The merger of Honda and Nissan could create the world’s third-largest automaker with a combined annual production of about 7.4 million vehicles, second only to Toyota and Volkswagen.
The merger aims to consolidate resources to effectively compete with rivals such as Tesla and Chinese manufacturers in the fast-growing electric vehicle market. The collaboration may also extend to Mitsubishi Motors, in which Nissan owns a 24 percent stake, further expanding the new conglomerate’s reach.
The merger will optimize operating and R&D costs, accelerate the implementation of technological innovations and the launch of new models. Sharing platforms and technologies may improve production efficiency, while increased scale will strengthen negotiating power with suppliers and partners.

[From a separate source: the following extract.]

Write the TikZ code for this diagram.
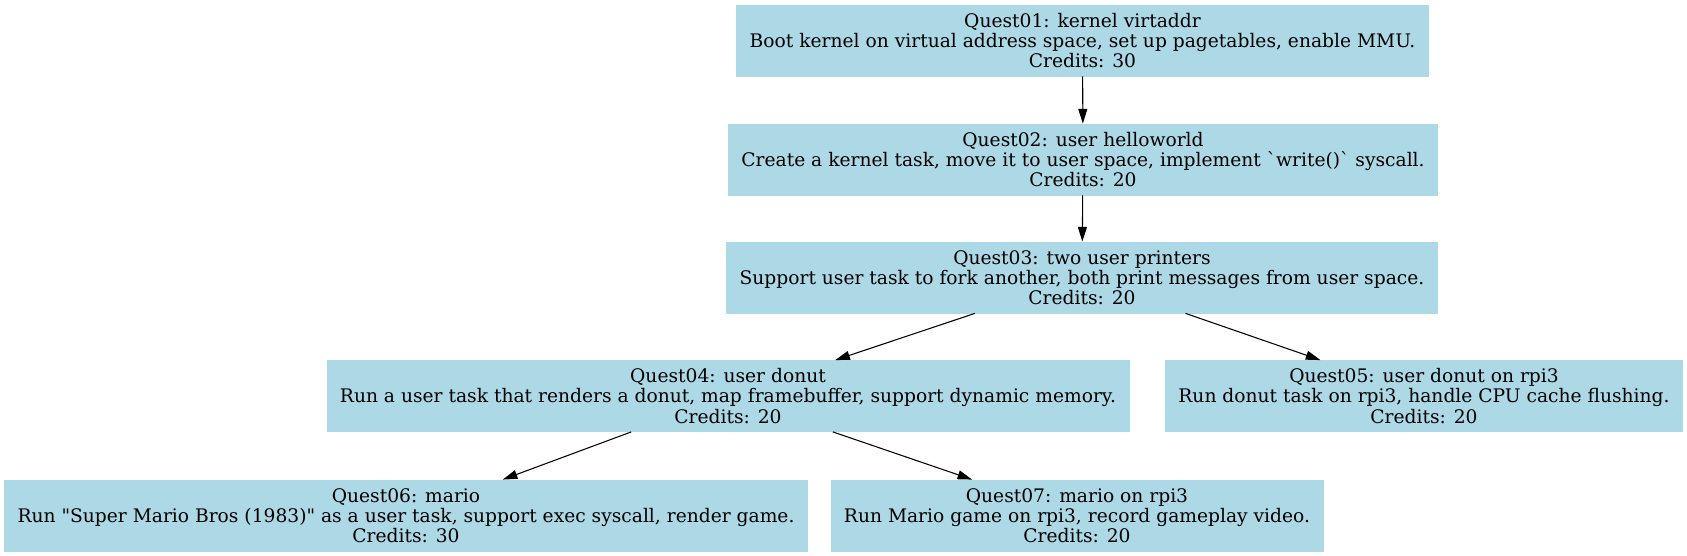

The creation of a new automotive giant could change the dynamics of competition worldwide, influencing future strategies and alliances in the industry. Moreover, an expanded presence in emerging markets, particularly Asia and Europe, could open up new opportunities for growth and consolidation.
One of the main challenges will be integrating the different corporate cultures of Honda and Nissan, each with its own identity and approach to the market. Establishing effective governance and managing the joint operations will be crucial to the success of the merger.
Negotiations are in the preliminary stages, and a memorandum of understanding is possible in the coming weeks. If the deal goes through as planned, an official announcement could take place before the end of the year, marking the beginning of a new era for the Japanese and global automotive industry.